Assembly Tutorial Part Ii Memory, Arithmatic

Recommended Posts

Sorry this one came out so late, busy week. As recompense, there will be an extra two this week, the next one, and then a VGA intro. Say thank you to my history teacher.

 

Also, in case you've heard about this. The assembler I'm working on is coming along well. I need suggestions for what you'd like to see in an assembler as well as people willing to test it. (I'll be doing extensive Alpha testing, so I promise with a 99.5% guarantee that it won't crash your computer.) Currently it is for windows only, sorry Linux users. And Mac people, I haven't forgotten about you, but I don't have access to an Apple computer, so I can't test anything I would pass on to you, so once I get an Apple, I will write tutorials for you guys. And without further Adieu (yes purposely misspelled, it's a lame pun, but I'm writing these things for you so back off): the tutorial:

 

Okay, if you missed the previous tutorial, you can catch it here.

 

Note: This tutorial is updated for the following OS/Compiler combinations

1: Windows/TASM

2: Windows/FASM

3: Linux/NASM

Others are forthcoming.

 

Last week we ended with a very simple Hello World Program. Today is going to build a little bit off of the code used in that program.

 

But first, something rarely covered this early on in an assembly tutorial set, and at the request of the wonderful osknockout, memory in depth.

 

As stated last week, memory in the computer is stored in segments and offsets. Each segment is 64kb long with a new segment starting every 16 bytes. This leads to overlapping segments, and means the last segments do not contain a full complement of 64kb.

 

Now, the question that should be on your mind is, "So what does this have to do with my programs?" The answer is, in short, everything. A program without variables is worthless to a user, and variables are stored in memory.

 

Note: The example structure I am going to be working with is a Windows .exe file, however, the principles I will cover apply to everything.

 

When an .exe file is loaded by Windows, several segments are defined by Windows to have a special meaning. These are the data segment, the code segment, and the stack segement.

 

The data segment is the segment at which all preset data in a program can be found. While it is possible to access this data using another segment with a greater offset, this is the standard segment address for the data. The reason this predefined segment is important, is that if you look at the binary of an .exe file, the data directly follows the code with no separation. This segment is set up so the program will know where to look for the data.

 

The code segment serves the exact same purpose as the data segment, except for the the information that is stored there. The code segment contains, as the name suggests, all of the instructions that the program must execute. The code segment identifier for the .exe file also labels the entry point, where the program should begin execution of instructions.

 

The stack is a special part of a program. It is like an extra data segment that has special rules.
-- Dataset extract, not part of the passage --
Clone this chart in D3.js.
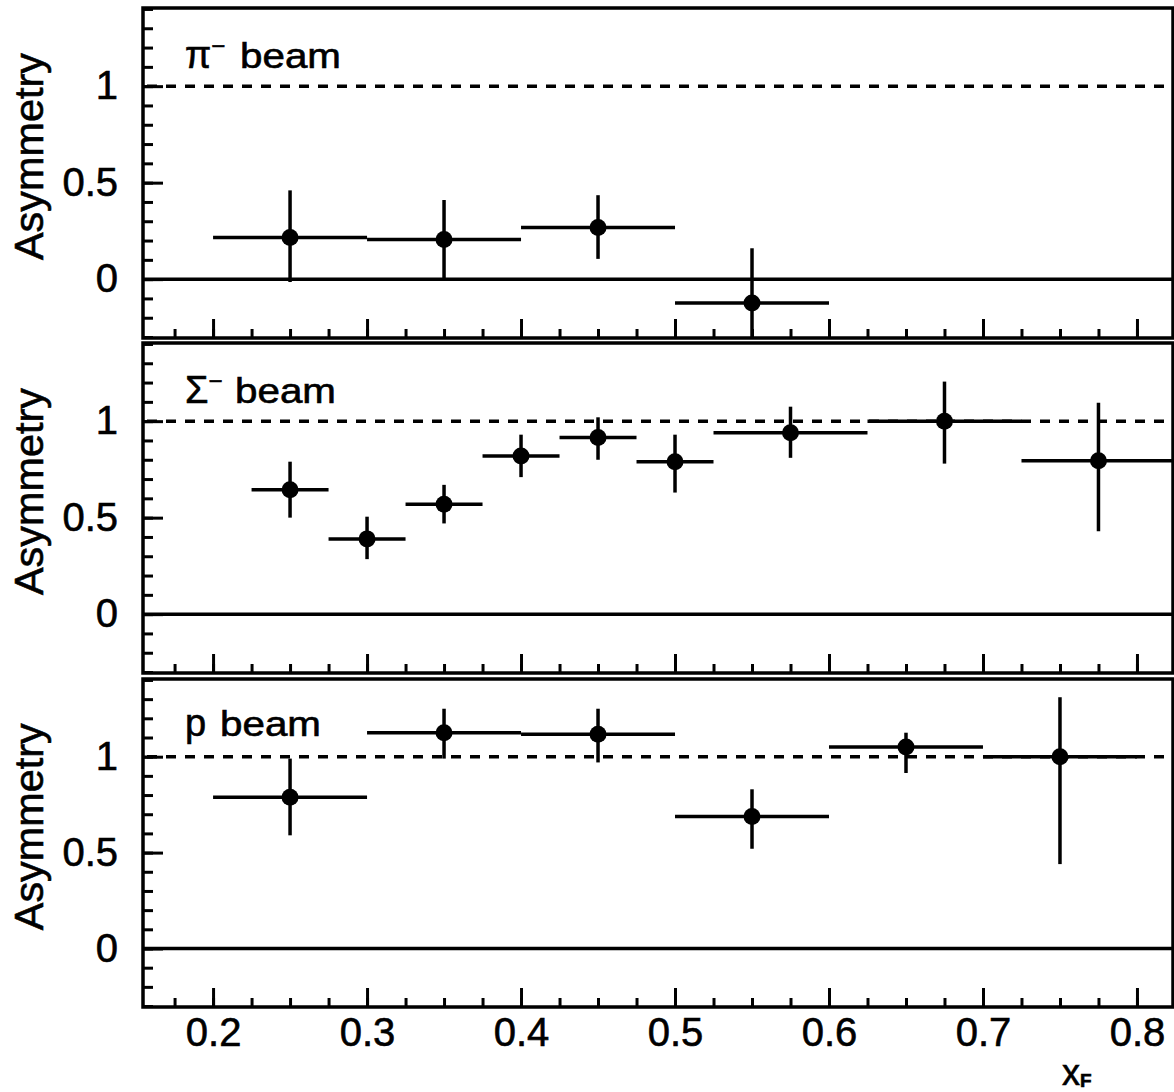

Items are placed on the stack in a last-in first-out method, like stacking plates. (See figure 1)

 

Figure 1:

Note: The data is vertical to help illustrate last in first off

Offset Before First action Second action Third action Fourth action

0 [] [] [] [] []

1 [] [] [] [] []

2 [] [] [] [] []

3 [] [] [] [] []

4 [] [] [] [] []

5 [] [] [] [] []

6 [] [] [] [] []

7 [] [] [] [] []

8 [] [] [22] [] []

9 [] [55] [55] [55] []

 

As the above figure illustrates, data is put on the stack at the end of the stack first. This means that sp, the stack pointer, gets decremented instead of incremented everytime something goes on the stack.

 

Okay, on to accessing memory. Remember last tutorial where I said that variables were declared by labeling a memory offset? Well, here's how you access those varibales. In TASM, which is different from other assemblers, directly stating the label means access he data pointed to by the label. (See figure 2). However, sometimes we need the memory offset of the data, for this purpose we can use either the "offset" keyword or enclose the label in square brackets ([label]). (See figure 2). In FASM and NASM, the situation is reversed. Stating a label directly access its memory offset, while enclosing it in square brackets accesses its data. (Remember, the "db" command defines a label and data)

 

Figure 2:

 

TASM FASM/NASM

Label db Label db

Offset: 0 1 2 3 4 5 6 7 Offset: 0 1 2 3 4 5 6 7

Data: [A][C][D][E][F][G][H] Data: [A][C][D][E][F][G][H]

 

mov al, Label ;al now contains "A" mov ax, Label ;ax now contains 0

mov ax, [Label] ;al now contains 0 mov al, [Label] ;al now contains A

 

Note: I went from a to c instead of a to d because a b in square brackets causes bold text.

 

The astute observers of you (by which I mean those of you not operating on less than 6 hours of sleep, by which I most likely mean no one, we're human after all, except for you, yes you, the one from Mars, sorry I got carried away) noticed that we used ax to store the offset and al to store the data. This leads to an interesting question: why? The answer lies in how we defined the data. Segments and offsets are always 16 bits, so they require a 16 bit register, such as ax. However, we used "db" to define the data. "Db" stands for declare byte, so the data must be accessed as a byte. "Db" is actually a special form of what I like to call the "d" command (this command technically doesn't exist, I use it here because I will then be able to reference it later which will be helpful). The "d" command has many different forms: "db", "dw", "dd", "dq", "dt". They stand for declare byte, declare word, declare double word, declare quad word, declare tenbyte respectively.

 

Perhaps now would be a good time to define word, double word, etc.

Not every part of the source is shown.